An anti-Semitic group harasses his Jewish friend Finkelstein (David Paymer); Newman stops buying from him. A Puerto Rican woman is attacked in the street; he watches from his room and reports nothing to the police. The window blinds through which neighbors spy on each other stand as perfect emblems of a suburban paradise rendered cruel and corrupt.

When Newman meets, woos and marries “Jewish-looking” Gertrude Hart (Laura Dern) — sequences that plod along and slow the rest of the narrative — his neighbors and their parent organization, the Union Crusaders, place the couple on their list of targets. Though the violence never escalates beyond dumping garbage in the “Jews'” lawns and a few broken windows for Finkelstein, it is not difficult to see where this might lead.

Gertrude tries to convince Newman to join the Union Crusaders or move away from the neighborhood, but true to his character, he cannot do either. He can neither join the organization (when he attempts to do so, he looks too “Jewish” and they assume he’s a spy), nor does he condemn them.

Newman develops the “correct” sight only in the last five minutes of the film. And even then, he only reports his own victimhood, having been attacked minutes earlier; he says nothing about having witnessed the attack of the woman nor the attack on Finkelstein. This is not a protagonist we yearn to identify with. For much of the film, the only character we do not despise is the underdeveloped Finkelstein. The spectator is abandoned.

Although the film makes overt nods toward an enlightened reading of race relations, the narrative treads in ideologically murky waters. It seems to be standard practice in Hollywood to represent the troubles of a minority group by displacing them onto a member of a dominant group (gender: “Tootsie”; class: “Trading Places”). Here, we see all the prejudice of anti-Semitism levied against a gentile.

This narrative practice suggests that audiences can better identify with a member of their “own” and, through that, will see the horrors of living life as an “other.” But in exploiting this practice, the film refuses to tell truly the story of anti-Semitism. It says that anti-Semitism’s true crime is that even non-Jews who look Jewish are harassed.

I hope, however, that people go to see this film. Its stilted language and too obvious symbolism notwithstanding, it has a great cultural value today: compare the rhetoric of the anti-Semitic Union Crusaders (“we all know who they are,” “we must protect our Christian values,” “the destruction of the American way of life”) with the words of our dear President Bush (“Today, our way of life, our very freedom came under attack,” “We will rid the world of evil-doers,” “This crusade — is going to take awhile”).

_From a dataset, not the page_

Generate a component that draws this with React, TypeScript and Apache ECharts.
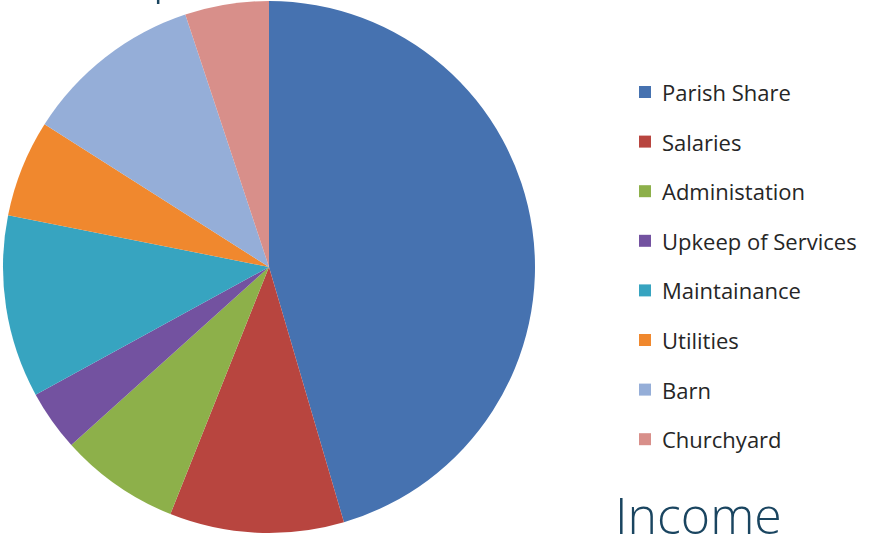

Lest Americans think that the fetishized American flags and posters reading “God Bless America” flying right now automatically symbolize morality, let them remember that we live in a country where that very rhetoric was appropriated for troubling and immoral ends. If “Focus” serves as a timeless lesson on the dangers of conformity, let it also serve as a warning against blind patriotic fervor.